The brief
The owner kept seeing the temperature needle creep up in slow Singapore traffic on the A6, and the aircon would lose its bite once the engine got hot. On the open road, both were fine.
That split is the tell. At speed there is plenty of air flowing through the front of the car to cool the radiator and the aircon condenser on its own. In stop-go traffic that air stops, and the radiator fan is supposed to take over and pull air through. Fine on the move, hot at a standstill, is what you get when the fan is not running. A dead fan, in other words.
The diagnosis
We let the engine get hot and watched the fan. It did not spin. The workshop bench-tested the fan motor: dead, no response.

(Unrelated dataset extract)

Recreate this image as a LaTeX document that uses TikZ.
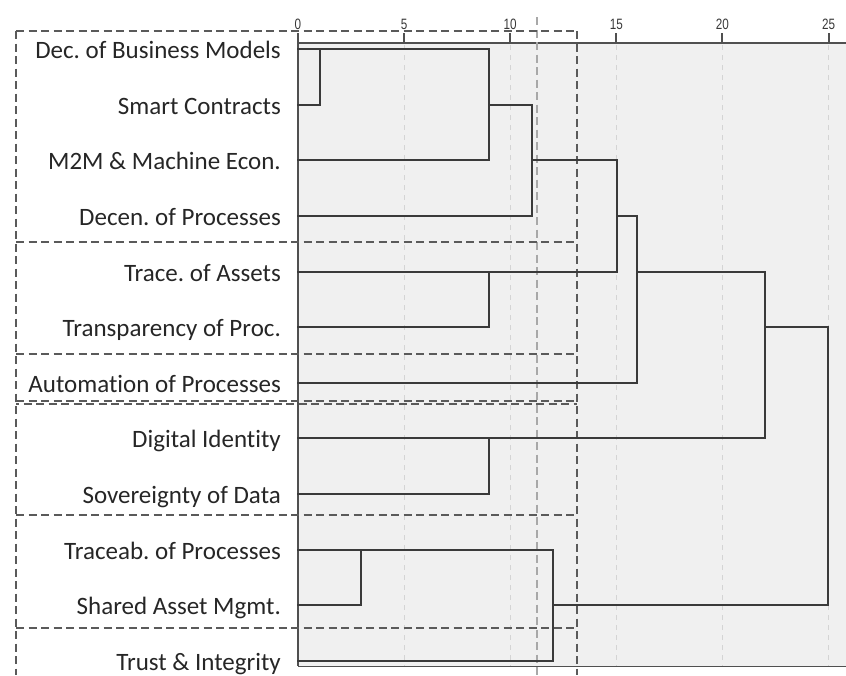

The wiring and the fan control module checked out clean, which ruled out a circuit fault or a control problem and left the fan assembly itself as the failed part. There is nothing to repair on a seized fan motor; the fix is replacement.
The work
Removed the front bumper enough to get at the fan shroud, which sits behind the radiator, then dropped the failed fan assembly out. Fitted a new Audi-spec radiator fan, reconnected the harness, and refitted the bumper.
Then ran a heat test: let the engine warm up to the threshold and confirmed the fan kicked in at the correct temperature, and that it stepped up to high speed when the AC compressor came on. A fan job you do not heat-test is a fan job you have not finished.
The outcome
Temperature held steady through a full traffic test. The aircon stayed cold the whole way. The fan stepped up to high speed when the AC compressor engaged.
The A6 went home with cooling performance back to standard. For the owner, in this climate, that is not a luxury: a car that runs hot and loses its aircon in a traffic jam is exactly the one you do not want on a busy Singapore evening.
And catching a seized fan before it cooked the engine in a long jam kept this to a fan replacement, rather than the much bigger bill an overheating event brings.